— start PROVIDED ENTRIES —

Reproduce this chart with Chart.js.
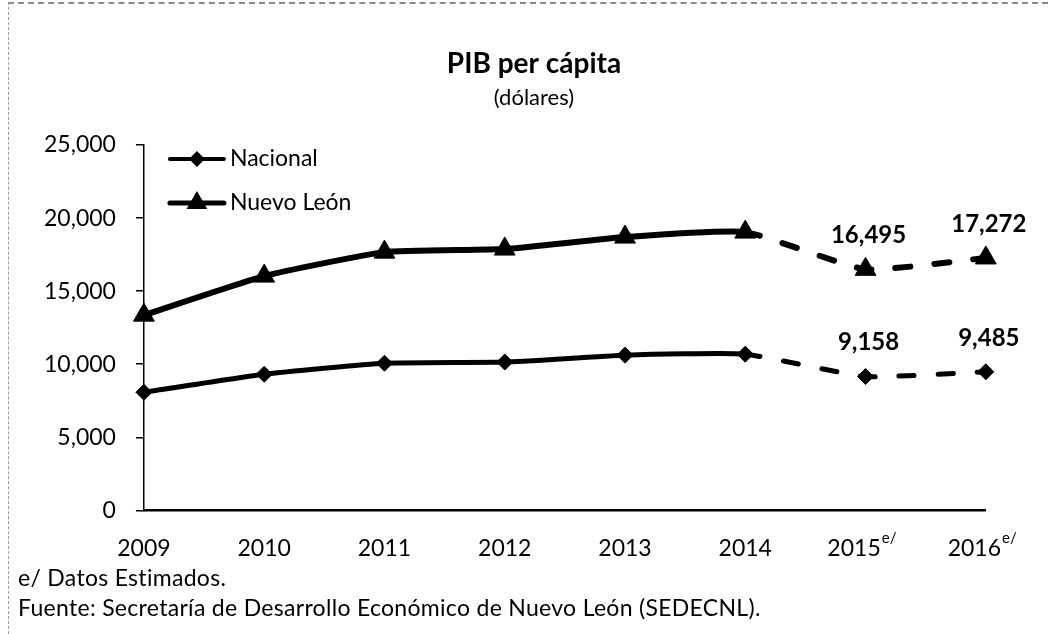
<!DOCTYPE html>
<html lang="es">
<head>
<meta charset="utf-8">
<title>PIB per cápita</title>
<script src="https://cdn.jsdelivr.net/npm/chart.js@4.4.1/dist/chart.umd.min.js"></script>
<style>
  body { margin: 0; background: #fff; }
  #wrap { position: relative; width: 1048px; height: 634px; font-family: Lato, "Open Sans", sans-serif; }
  #scan-edge { position: absolute; left: 8px; top: 2px; right: 0; bottom: 0; border-left: 1px dashed #9a9a9a; border-top: 2px dashed #8a8a8a; pointer-events: none; }
  .note { position: absolute; left: 18px; font-size: 23px; letter-spacing: 0.3px; color: #000; white-space: nowrap; }
</style>
</head>
<body>
<div id="wrap">
  <canvas id="pib-chart" width="1048" height="634"></canvas>
  <div class="note" style="top:563px">e/ Datos Estimados.</div>
  <div class="note" style="top:593px">Fuente: Secretaría de Desarrollo Económico de Nuevo León (SEDECNL).</div>
  <div id="scan-edge"></div>
</div>
<script>
  const years = ["2009", "2010", "2011", "2012", "2013", "2014", "2015", "2016"];
  const estimatedYears = ["2015", "2016"];
  const nacional = [8080, 9310, 10070, 10150, 10620, 10690, 9158, 9485];
  const nuevoLeon = [13360, 16030, 17670, 17880, 18700, 19040, 16495, 17272];
  const yTicks = [0, 5000, 10000, 15000, 20000, 25000];

  const FONT = 'Lato, "Open Sans", sans-serif';
  const isEstimated = i => estimatedYears.includes(years[i]);
  const fmt = v => v.toLocaleString("en-US");

  // dashed line for the estimated years
  const dashEstimated = ctx => (isEstimated(ctx.p1DataIndex) ? [15, 24] : undefined);

  // value labels above the estimated points
  const estimateLabels = {
    id: "estimateLabels",
    afterDatasetsDraw(chart) {
      const ctx = chart.ctx;
      ctx.save();
      ctx.font = `bold 24px ${FONT}`;
      ctx.fillStyle = "#000";
      ctx.textAlign = "center";
      ctx.textBaseline = "middle";
      chart.data.datasets.forEach((ds, di) => {
        chart.getDatasetMeta(di).data.forEach((pt, i) => {
          if (!isEstimated(i)) return;
          ctx.fillText(fmt(ds.data[i]), pt.x + 3, pt.y - 34);
        });
      });
      ctx.restore();
    }
  };

  // "e/" superscript after the estimated year ticks
  const tickSuperscript = {
    id: "tickSuperscript",
    afterDraw(chart) {
      const ctx = chart.ctx;
      const xs = chart.scales.x;
      const opts = xs.options.ticks;
      ctx.save();
      ctx.fillStyle = "#000";
      xs.ticks.forEach((t, i) => {
        if (!isEstimated(i)) return;
        ctx.font = `${opts.font.size}px ${FONT}`;
        const full = ctx.measureText(opts.callback(t.value, i)).width;
        const base = ctx.measureText(years[i]).width;
        const x = xs.getPixelForTick(i) - full / 2 + base + 1;
        ctx.font = `15px ${FONT}`;
        ctx.textAlign = "left";
        ctx.textBaseline = "top";
        ctx.fillText("e/", x, xs.top + opts.padding - 4);
      });
      ctx.restore();
    }
  };

  // excel style legend: line with marker, inside the plot
  const lineLegend = {
    id: "lineLegend",
    afterDraw(chart) {
      const ctx = chart.ctx;
      const left = chart.chartArea.left + 26;
      let y = chart.chartArea.top + 14;
      chart.data.datasets.forEach(ds => {
        ctx.save();
        ctx.strokeStyle = "#000";
        ctx.fillStyle = "#000";
        ctx.lineWidth = ds.borderWidth - 1;
        ctx.lineCap = "round";
        ctx.beginPath();
        ctx.moveTo(left, y);
        ctx.lineTo(left + 54, y);
        ctx.stroke();
        const cx = left + 27;
        const r = ds.pointRadius;
        ctx.beginPath();
        if (ds.pointStyle === "triangle") {
          ctx.moveTo(cx, y - r);
          ctx.lineTo(cx + r * 0.866, y + r / 2);
          ctx.lineTo(cx - r * 0.866, y + r / 2);
        } else {
          ctx.moveTo(cx - r, y);
          ctx.lineTo(cx, y - r);
          ctx.lineTo(cx + r, y);
          ctx.lineTo(cx, y + r);
        }
        ctx.closePath();
        ctx.fill();
        ctx.font = `23px ${FONT}`;
        ctx.textAlign = "left";
        ctx.textBaseline = "middle";
        ctx.fillText(ds.label, left + 60, y);
        ctx.restore();
        y += 44;
      });
    }
  };

  const datasets = [
    {
      label: "Nacional",
      data: nacional,
      borderColor: "#000",
      backgroundColor: "#000",
      borderWidth: 5,
      pointStyle: "rectRot",
      pointRadius: 8,
      pointHoverRadius: 8,
      pointBackgroundColor: "#000",
      pointBorderColor: "#000",
      pointBorderWidth: 1,
      tension: 0.15,
      borderCapStyle: "round",
      borderJoinStyle: "round",
      segment: { borderDash: dashEstimated }
    },
    {
      label: "Nuevo León",
      data: nuevoLeon,
      borderColor: "#000",
      backgroundColor: "#000",
      borderWidth: 6,
      pointStyle: "triangle",
      pointRadius: 12,
      pointHoverRadius: 12,
      pointBackgroundColor: "#000",
      pointBorderColor: "#000",
      pointBorderWidth: 1,
      tension: 0.15,
      borderCapStyle: "round",
      borderJoinStyle: "round",
      segment: { borderDash: dashEstimated }
    }
  ];

  new Chart(document.getElementById("pib-chart"), {
    type: "line",
    data: { labels: years, datasets: datasets },
    plugins: [estimateLabels, tickSuperscript, lineLegend],
    options: {
      responsive: false,
      animation: false,
      events: [],
      layout: { padding: { left: 24, right: 4, top: 0, bottom: 48 } },
      plugins: {
        legend: { display: false },
        tooltip: { enabled: false },
        title: {
          display: true,
          text: "PIB per cápita",
          color: "#000",
          font: { family: FONT, size: 28, weight: "bold" },
          padding: { top: 47, bottom: 4 }
        },
        subtitle: {
          display: true,
          text: "(dólares)",
          color: "#000",
          font: { family: FONT, size: 22 },
          padding: { top: 0, bottom: 34 }
        }
      },
      scales: {
        x: {
          offset: false,
          ticks: {
            color: "#000",
            font: { family: FONT, size: 23 },
            padding: 24,
            maxRotation: 0,
            autoSkip: false,
            callback: (v, i) => (isEstimated(i) ? years[i] + "\u2002\u2002" : years[i])
          },
          grid: { display: false, drawTicks: false },
          border: { display: true, color: "#000", width: 2.5 }
        },
        y: {
          min: 0,
          max: 25000,
          afterBuildTicks: axis => {
            axis.ticks = yTicks.map(v => ({ value: v }));
          },
          ticks: {
            color: "#000",
            font: { family: FONT, size: 23 },
            padding: 20,
            callback: v => fmt(v)
          },
          grid: { drawOnChartArea: false, drawTicks: true, tickLength: 8, color: "#000", lineWidth: 1.5 },
          border: { display: true, color: "#000", width: 1.5 }
        }
      }
    }
  });
</script>
</body>
</html>
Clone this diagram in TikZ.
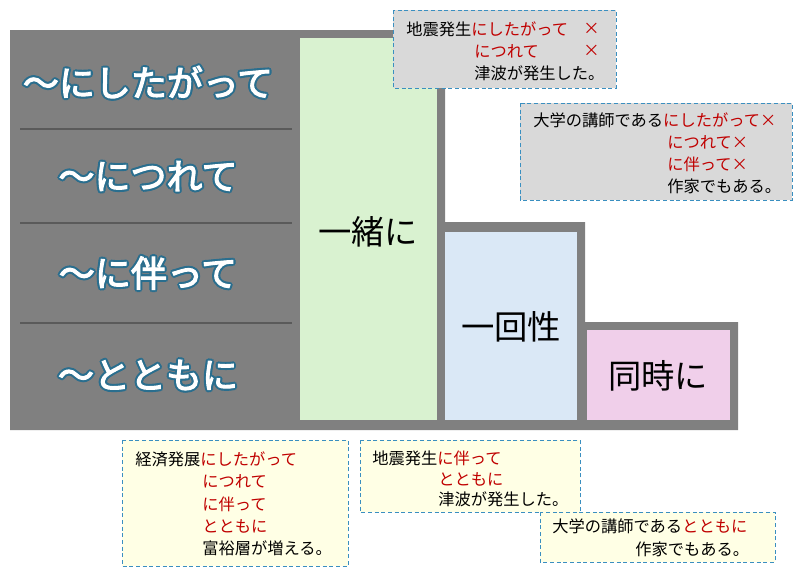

— end PROVIDED ENTRIES —

# TASK BRIEF
Exactly as written, return every line of the listing, but not the pictures.

# EXERCISE SOLUTION
Reproduce this chart with Chart.js.
<!DOCTYPE html>
<html lang="es">
<head>
<meta charset="utf-8">
<title>PIB per cápita</title>
<script src="https://cdn.jsdelivr.net/npm/chart.js@4.4.1/dist/chart.umd.min.js"></script>
<style>
  body { margin: 0; background: #fff; }
  #wrap { position: relative; width: 1048px; height: 634px; font-family: Lato, "Open Sans", sans-serif; }
  #scan-edge { position: absolute; left: 8px; top: 2px; right: 0; bottom: 0; border-left: 1px dashed #9a9a9a; border-top: 2px dashed #8a8a8a; pointer-events: none; }
  .note { position: absolute; left: 18px; font-size: 23px; letter-spacing: 0.3px; color: #000; white-space: nowrap; }
</style>
</head>
<body>
<div id="wrap">
  <canvas id="pib-chart" width="1048" height="634"></canvas>
  <div class="note" style="top:563px">e/ Datos Estimados.</div>
  <div class="note" style="top:593px">Fuente: Secretaría de Desarrollo Económico de Nuevo León (SEDECNL).</div>
  <div id="scan-edge"></div>
</div>
<script>
  const years = ["2009", "2010", "2011", "2012", "2013", "2014", "2015", "2016"];
  const estimatedYears = ["2015", "2016"];
  const nacional = [8080, 9310, 10070, 10150, 10620, 10690, 9158, 9485];
  const nuevoLeon = [13360, 16030, 17670, 17880, 18700, 19040, 16495, 17272];
  const yTicks = [0, 5000, 10000, 15000, 20000, 25000];

  const FONT = 'Lato, "Open Sans", sans-serif';
  const isEstimated = i => estimatedYears.includes(years[i]);
  const fmt = v => v.toLocaleString("en-US");

  // dashed line for the estimated years
  const dashEstimated = ctx => (isEstimated(ctx.p1DataIndex) ? [15, 24] : undefined);

  // value labels above the estimated points
  const estimateLabels = {
    id: "estimateLabels",
    afterDatasetsDraw(chart) {
      const ctx = chart.ctx;
      ctx.save();
      ctx.font = `bold 24px ${FONT}`;
      ctx.fillStyle = "#000";
      ctx.textAlign = "center";
      ctx.textBaseline = "middle";
      chart.data.datasets.forEach((ds, di) => {
        chart.getDatasetMeta(di).data.forEach((pt, i) => {
          if (!isEstimated(i)) return;
          ctx.fillText(fmt(ds.data[i]), pt.x + 3, pt.y - 34);
        });
      });
      ctx.restore();
    }
  };

  // "e/" superscript after the estimated year ticks
  const tickSuperscript = {
    id: "tickSuperscript",
    afterDraw(chart) {
      const ctx = chart.ctx;
      const xs = chart.scales.x;
      const opts = xs.options.ticks;
      ctx.save();
      ctx.fillStyle = "#000";
      xs.ticks.forEach((t, i) => {
        if (!isEstimated(i)) return;
        ctx.font = `${opts.font.size}px ${FONT}`;
        const full = ctx.measureText(opts.callback(t.value, i)).width;
        const base = ctx.measureText(years[i]).width;
        const x = xs.getPixelForTick(i) - full / 2 + base + 1;
        ctx.font = `15px ${FONT}`;
        ctx.textAlign = "left";
        ctx.textBaseline = "top";
        ctx.fillText("e/", x, xs.top + opts.padding - 4);
      });
      ctx.restore();
    }
  };

  // excel style legend: line with marker, inside the plot
  const lineLegend = {
    id: "lineLegend",
    afterDraw(chart) {
      const ctx = chart.ctx;
      const left = chart.chartArea.left + 26;
      let y = chart.chartArea.top + 14;
      chart.data.datasets.forEach(ds => {
        ctx.save();
        ctx.strokeStyle = "#000";
        ctx.fillStyle = "#000";
        ctx.lineWidth = ds.borderWidth - 1;
        ctx.lineCap = "round";
        ctx.beginPath();
        ctx.moveTo(left, y);
        ctx.lineTo(left + 54, y);
        ctx.stroke();
        const cx = left + 27;
        const r = ds.pointRadius;
        ctx.beginPath();
        if (ds.pointStyle === "triangle") {
          ctx.moveTo(cx, y - r);
          ctx.lineTo(cx + r * 0.866, y + r / 2);
          ctx.lineTo(cx - r * 0.866, y + r / 2);
        } else {
          ctx.moveTo(cx - r, y);
          ctx.lineTo(cx, y - r);
          ctx.lineTo(cx + r, y);
          ctx.lineTo(cx, y + r);
        }
        ctx.closePath();
        ctx.fill();
        ctx.font = `23px ${FONT}`;
        ctx.textAlign = "left";
        ctx.textBaseline = "middle";
        ctx.fillText(ds.label, left + 60, y);
        ctx.restore();
        y += 44;
      });
    }
  };

  const datasets = [
    {
      label: "Nacional",
      data: nacional,
      borderColor: "#000",
      backgroundColor: "#000",
      borderWidth: 5,
      pointStyle: "rectRot",
      pointRadius: 8,
      pointHoverRadius: 8,
      pointBackgroundColor: "#000",
      pointBorderColor: "#000",
      pointBorderWidth: 1,
      tension: 0.15,
      borderCapStyle: "round",
      borderJoinStyle: "round",
      segment: { borderDash: dashEstimated }
    },
    {
      label: "Nuevo León",
      data: nuevoLeon,
      borderColor: "#000",
      backgroundColor: "#000",
      borderWidth: 6,
      pointStyle: "triangle",
      pointRadius: 12,
      pointHoverRadius: 12,
      pointBackgroundColor: "#000",
      pointBorderColor: "#000",
      pointBorderWidth: 1,
      tension: 0.15,
      borderCapStyle: "round",
      borderJoinStyle: "round",
      segment: { borderDash: dashEstimated }
    }
  ];

  new Chart(document.getElementById("pib-chart"), {
    type: "line",
    data: { labels: years, datasets: datasets },
    plugins: [estimateLabels, tickSuperscript, lineLegend],
    options: {
      responsive: false,
      animation: false,
      events: [],
      layout: { padding: { left: 24, right: 4, top: 0, bottom: 48 } },
      plugins: {
        legend: { display: false },
        tooltip: { enabled: false },
        title: {
          display: true,
          text: "PIB per cápita",
          color: "#000",
          font: { family: FONT, size: 28, weight: "bold" },
          padding: { top: 47, bottom: 4 }
        },
        subtitle: {
          display: true,
          text: "(dólares)",
          color: "#000",
          font: { family: FONT, size: 22 },
          padding: { top: 0, bottom: 34 }
        }
      },
      scales: {
        x: {
          offset: false,
          ticks: {
            color: "#000",
            font: { family: FONT, size: 23 },
            padding: 24,
            maxRotation: 0,
            autoSkip: false,
            callback: (v, i) => (isEstimated(i) ? years[i] + "\u2002\u2002" : years[i])
          },
          grid: { display: false, drawTicks: false },
          border: { display: true, color: "#000", width: 2.5 }
        },
        y: {
          min: 0,
          max: 25000,
          afterBuildTicks: axis => {
            axis.ticks = yTicks.map(v => ({ value: v }));
          },
          ticks: {
            color: "#000",
            font: { family: FONT, size: 23 },
            padding: 20,
            callback: v => fmt(v)
          },
          grid: { drawOnChartArea: false, drawTicks: true, tickLength: 8, color: "#000", lineWidth: 1.5 },
          border: { display: true, color: "#000", width: 1.5 }
        }
      }
    }
  });
</script>
</body>
</html>
Clone this diagram in TikZ.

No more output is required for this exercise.